服薬指導に活かす医薬品情報

ビクトーザ皮下注

Q

何のお薬?処方目的は?

A

適応症は「2型糖尿病」です。糖尿病治療の基本はあくまで食事療法、運動療法ですので、それらを十分に行った上で効果が不十分な場合に限り本剤の使用を考慮します。

Q

用法・用量は?

A

通常、0.9mgを1日1回朝又は夕に皮下注射します。ただし、副作用・胃腸障害の発現を軽減するため、1日1回0.3mgから開始し1週間以上の間隔をあけて0.3mgずつ増量します。投与前の空打ちは毎回行います。                 

Q

作用機序は?

A

GLP-1(glucagon-like peptide-1:グルカゴン様ペプチド-1)はインクレチンの一種で、食事摂取により小腸下部から分泌され、膵臓からのインスリン分泌を促進するホルモンです。本剤は、膵β細胞膜上のGLP-1受容体に結合し、グルコースの代謝で生じたATPからcAMPの産生を促進させることにより、グルコース濃度依存的にインスリンを分泌させます。血糖値が低いとインスリン分泌は増加せず、血糖値上昇に応じて分泌が促進されるため、インスリン製剤やSU剤と比べて低血糖症状を起こしにくい点が特徴です。

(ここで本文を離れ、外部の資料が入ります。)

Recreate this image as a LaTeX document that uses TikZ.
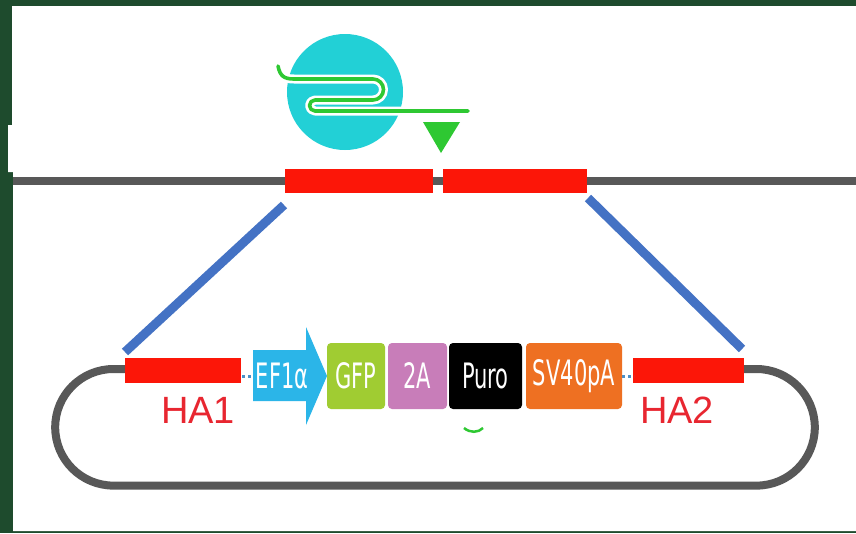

また、血糖値が高い場合には、グルカゴン分泌を抑制し、血糖値の上昇を抑えます。            

Q

注意すべき副作用は?

A

胃内容物排出抑制作用により、胃の中に食べ物が長く残ることで、胃腸障害(便秘・下痢・胃の不快感等)が起こる場合があります。使用開始直後に多く発現する副作用で、通常は数日から数週間で改善します。嘔吐を伴う激しい腹痛等が持続する場合は、重大な副作用・急性膵炎の可能性もあるため、直ちに投与を中止し受診します。


また、単剤投与の場合は低血糖症状が起きにくいのですが、他の糖尿病用薬と併用する際は低血糖症の発現に注意が必要です。特に、SU剤と本剤の併用時、両剤の投与タイミングが朝の場合、低血糖が発現する可能性が高くなることがあるため注意です。

Q

保管方法は?

A

未使用の製剤は、凍結を避け冷蔵庫で保管します。一方、使用開始後は室温で保管し、30日以内に使用します。